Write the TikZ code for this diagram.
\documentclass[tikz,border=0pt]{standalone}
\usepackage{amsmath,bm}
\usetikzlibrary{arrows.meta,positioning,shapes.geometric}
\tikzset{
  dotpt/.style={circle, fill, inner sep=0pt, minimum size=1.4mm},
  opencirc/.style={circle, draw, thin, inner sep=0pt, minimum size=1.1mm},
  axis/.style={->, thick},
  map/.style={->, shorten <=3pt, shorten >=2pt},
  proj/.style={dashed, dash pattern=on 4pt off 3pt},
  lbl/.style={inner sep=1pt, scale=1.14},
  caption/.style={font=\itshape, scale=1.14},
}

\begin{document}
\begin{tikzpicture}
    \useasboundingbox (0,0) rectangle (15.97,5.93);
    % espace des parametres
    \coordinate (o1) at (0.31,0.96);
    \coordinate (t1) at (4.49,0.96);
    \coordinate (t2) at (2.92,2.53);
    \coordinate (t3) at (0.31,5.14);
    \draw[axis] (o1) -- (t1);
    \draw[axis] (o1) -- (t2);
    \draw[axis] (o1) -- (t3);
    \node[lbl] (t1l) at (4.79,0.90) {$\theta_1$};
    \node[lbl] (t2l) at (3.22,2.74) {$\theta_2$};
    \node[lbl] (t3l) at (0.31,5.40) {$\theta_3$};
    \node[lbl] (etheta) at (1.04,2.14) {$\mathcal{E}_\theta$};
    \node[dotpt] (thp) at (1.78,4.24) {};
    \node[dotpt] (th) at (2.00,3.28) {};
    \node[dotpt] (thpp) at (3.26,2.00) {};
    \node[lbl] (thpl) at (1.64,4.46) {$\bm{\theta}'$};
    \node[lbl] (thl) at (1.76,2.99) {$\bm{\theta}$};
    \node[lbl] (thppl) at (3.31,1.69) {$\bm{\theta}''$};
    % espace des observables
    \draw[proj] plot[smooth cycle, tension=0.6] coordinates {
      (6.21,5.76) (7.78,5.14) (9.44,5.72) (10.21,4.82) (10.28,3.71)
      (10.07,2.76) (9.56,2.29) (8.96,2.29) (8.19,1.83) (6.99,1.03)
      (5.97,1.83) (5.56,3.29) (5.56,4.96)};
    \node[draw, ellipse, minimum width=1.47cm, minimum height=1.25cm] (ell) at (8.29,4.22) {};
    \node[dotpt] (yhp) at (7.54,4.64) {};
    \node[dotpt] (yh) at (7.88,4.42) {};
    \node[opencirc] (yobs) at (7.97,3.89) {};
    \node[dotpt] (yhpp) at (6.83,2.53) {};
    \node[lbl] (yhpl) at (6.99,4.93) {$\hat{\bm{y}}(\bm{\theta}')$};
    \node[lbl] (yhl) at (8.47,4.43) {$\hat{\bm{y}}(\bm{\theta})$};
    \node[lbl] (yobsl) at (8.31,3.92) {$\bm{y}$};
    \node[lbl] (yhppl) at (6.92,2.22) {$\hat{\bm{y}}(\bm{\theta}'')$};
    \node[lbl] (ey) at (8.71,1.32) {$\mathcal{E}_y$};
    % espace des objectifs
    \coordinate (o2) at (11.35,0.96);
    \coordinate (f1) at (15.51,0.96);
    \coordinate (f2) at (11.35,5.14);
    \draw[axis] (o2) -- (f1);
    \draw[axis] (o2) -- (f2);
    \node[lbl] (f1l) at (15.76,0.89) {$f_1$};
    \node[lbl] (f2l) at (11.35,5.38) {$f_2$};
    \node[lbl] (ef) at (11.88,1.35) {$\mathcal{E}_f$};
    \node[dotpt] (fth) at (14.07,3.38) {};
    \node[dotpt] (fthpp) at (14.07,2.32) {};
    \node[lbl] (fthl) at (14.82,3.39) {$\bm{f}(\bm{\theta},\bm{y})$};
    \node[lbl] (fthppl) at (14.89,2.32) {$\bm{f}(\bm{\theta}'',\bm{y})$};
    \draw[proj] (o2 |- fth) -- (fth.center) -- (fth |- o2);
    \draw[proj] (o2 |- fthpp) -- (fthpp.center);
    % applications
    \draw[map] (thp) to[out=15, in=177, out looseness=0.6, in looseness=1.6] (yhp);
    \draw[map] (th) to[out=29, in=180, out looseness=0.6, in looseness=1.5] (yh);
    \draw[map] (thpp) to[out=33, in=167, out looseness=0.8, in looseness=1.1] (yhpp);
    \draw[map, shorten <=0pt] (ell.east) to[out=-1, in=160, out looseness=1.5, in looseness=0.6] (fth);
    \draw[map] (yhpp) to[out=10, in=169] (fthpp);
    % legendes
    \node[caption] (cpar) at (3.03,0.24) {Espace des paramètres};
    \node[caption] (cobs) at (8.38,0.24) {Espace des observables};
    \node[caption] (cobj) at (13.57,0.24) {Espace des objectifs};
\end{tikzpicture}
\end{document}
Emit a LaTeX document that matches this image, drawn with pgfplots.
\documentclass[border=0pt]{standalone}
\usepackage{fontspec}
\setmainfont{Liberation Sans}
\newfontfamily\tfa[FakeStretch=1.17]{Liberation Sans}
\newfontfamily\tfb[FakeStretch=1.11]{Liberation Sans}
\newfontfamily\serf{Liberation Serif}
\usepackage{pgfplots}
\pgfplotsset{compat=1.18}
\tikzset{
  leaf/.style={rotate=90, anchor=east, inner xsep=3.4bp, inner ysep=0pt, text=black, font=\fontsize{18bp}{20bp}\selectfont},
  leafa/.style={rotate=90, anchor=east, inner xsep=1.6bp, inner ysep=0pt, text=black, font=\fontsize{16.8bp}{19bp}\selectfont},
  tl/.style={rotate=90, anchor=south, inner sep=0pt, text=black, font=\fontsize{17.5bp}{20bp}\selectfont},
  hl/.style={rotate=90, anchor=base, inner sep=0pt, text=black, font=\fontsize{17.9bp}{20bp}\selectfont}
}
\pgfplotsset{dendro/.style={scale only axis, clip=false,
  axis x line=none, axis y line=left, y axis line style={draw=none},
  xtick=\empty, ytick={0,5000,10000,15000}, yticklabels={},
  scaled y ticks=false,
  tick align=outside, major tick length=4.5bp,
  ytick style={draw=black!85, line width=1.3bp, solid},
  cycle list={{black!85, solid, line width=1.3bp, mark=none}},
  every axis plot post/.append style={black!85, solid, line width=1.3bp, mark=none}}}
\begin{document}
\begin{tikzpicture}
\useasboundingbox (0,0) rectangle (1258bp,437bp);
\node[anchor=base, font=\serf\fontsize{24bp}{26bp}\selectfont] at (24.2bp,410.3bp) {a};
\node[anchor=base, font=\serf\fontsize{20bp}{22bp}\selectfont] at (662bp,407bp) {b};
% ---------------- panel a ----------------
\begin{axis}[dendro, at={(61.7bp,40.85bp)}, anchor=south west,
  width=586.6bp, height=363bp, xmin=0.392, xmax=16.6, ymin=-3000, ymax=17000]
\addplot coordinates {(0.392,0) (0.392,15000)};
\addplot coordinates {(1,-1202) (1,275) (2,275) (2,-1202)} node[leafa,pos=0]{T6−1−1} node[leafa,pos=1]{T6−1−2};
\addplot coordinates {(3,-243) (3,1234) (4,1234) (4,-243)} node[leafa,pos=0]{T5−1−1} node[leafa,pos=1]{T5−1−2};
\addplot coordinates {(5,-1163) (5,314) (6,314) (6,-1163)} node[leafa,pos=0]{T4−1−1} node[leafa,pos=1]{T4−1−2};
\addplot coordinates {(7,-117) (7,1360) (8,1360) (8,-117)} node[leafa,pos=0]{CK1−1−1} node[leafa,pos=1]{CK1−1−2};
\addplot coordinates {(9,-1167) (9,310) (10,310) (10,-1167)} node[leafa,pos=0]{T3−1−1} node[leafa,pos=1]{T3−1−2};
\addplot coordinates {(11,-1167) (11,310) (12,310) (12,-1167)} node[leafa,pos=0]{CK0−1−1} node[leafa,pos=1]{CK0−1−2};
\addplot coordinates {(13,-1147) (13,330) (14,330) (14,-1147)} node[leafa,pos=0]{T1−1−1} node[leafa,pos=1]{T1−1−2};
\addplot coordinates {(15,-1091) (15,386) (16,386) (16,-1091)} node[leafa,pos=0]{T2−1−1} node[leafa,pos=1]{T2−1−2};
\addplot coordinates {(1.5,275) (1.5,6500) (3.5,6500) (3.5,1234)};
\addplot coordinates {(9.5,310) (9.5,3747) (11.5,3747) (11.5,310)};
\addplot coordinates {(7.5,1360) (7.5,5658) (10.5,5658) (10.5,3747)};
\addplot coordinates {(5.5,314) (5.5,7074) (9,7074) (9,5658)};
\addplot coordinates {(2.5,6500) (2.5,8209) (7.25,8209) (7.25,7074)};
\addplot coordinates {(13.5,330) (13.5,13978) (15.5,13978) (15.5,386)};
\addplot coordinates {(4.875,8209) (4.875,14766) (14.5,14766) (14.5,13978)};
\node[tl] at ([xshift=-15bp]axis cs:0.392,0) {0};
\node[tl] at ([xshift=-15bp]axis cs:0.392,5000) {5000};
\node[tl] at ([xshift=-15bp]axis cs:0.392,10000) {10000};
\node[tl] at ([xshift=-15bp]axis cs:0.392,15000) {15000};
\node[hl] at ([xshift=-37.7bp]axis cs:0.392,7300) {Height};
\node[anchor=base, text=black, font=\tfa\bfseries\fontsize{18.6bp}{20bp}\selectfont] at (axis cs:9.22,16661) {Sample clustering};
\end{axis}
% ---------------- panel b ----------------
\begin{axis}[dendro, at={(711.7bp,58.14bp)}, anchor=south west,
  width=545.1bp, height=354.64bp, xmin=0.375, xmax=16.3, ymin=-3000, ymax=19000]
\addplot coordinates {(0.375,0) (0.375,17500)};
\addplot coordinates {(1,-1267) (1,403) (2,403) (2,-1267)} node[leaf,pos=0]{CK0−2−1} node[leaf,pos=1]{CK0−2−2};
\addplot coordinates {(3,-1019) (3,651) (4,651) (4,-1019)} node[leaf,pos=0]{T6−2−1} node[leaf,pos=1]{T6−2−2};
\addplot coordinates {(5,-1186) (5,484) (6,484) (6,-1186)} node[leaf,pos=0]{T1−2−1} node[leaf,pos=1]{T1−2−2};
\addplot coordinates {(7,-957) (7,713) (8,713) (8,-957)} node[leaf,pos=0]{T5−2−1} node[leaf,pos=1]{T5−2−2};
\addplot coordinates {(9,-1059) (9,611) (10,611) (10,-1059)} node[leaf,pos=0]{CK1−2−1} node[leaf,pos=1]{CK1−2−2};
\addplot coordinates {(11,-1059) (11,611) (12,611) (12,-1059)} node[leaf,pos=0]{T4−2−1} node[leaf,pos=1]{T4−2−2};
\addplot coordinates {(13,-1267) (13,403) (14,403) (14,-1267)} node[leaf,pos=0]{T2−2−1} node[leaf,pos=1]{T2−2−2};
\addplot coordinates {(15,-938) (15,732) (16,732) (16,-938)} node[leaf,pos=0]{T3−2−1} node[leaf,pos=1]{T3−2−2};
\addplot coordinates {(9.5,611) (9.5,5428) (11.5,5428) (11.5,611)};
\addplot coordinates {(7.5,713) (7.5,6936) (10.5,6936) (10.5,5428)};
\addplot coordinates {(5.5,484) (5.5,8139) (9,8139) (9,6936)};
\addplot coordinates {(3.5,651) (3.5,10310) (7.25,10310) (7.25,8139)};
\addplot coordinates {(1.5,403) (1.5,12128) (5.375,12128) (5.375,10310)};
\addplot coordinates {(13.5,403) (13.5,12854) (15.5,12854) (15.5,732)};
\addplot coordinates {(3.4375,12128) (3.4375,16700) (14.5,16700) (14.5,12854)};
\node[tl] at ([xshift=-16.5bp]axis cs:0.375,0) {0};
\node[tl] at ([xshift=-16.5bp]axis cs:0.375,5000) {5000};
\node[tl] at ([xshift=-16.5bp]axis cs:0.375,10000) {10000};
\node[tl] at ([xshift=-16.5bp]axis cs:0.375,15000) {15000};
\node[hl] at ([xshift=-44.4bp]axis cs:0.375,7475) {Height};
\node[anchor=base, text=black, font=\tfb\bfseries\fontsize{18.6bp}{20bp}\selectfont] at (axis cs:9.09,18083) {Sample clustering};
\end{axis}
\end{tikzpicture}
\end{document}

- - - - - - -

Identify all lines where the word "this" shows up. Copy them.

Write the TikZ code for this diagram.
Emit a LaTeX document that matches this image, drawn with pgfplots.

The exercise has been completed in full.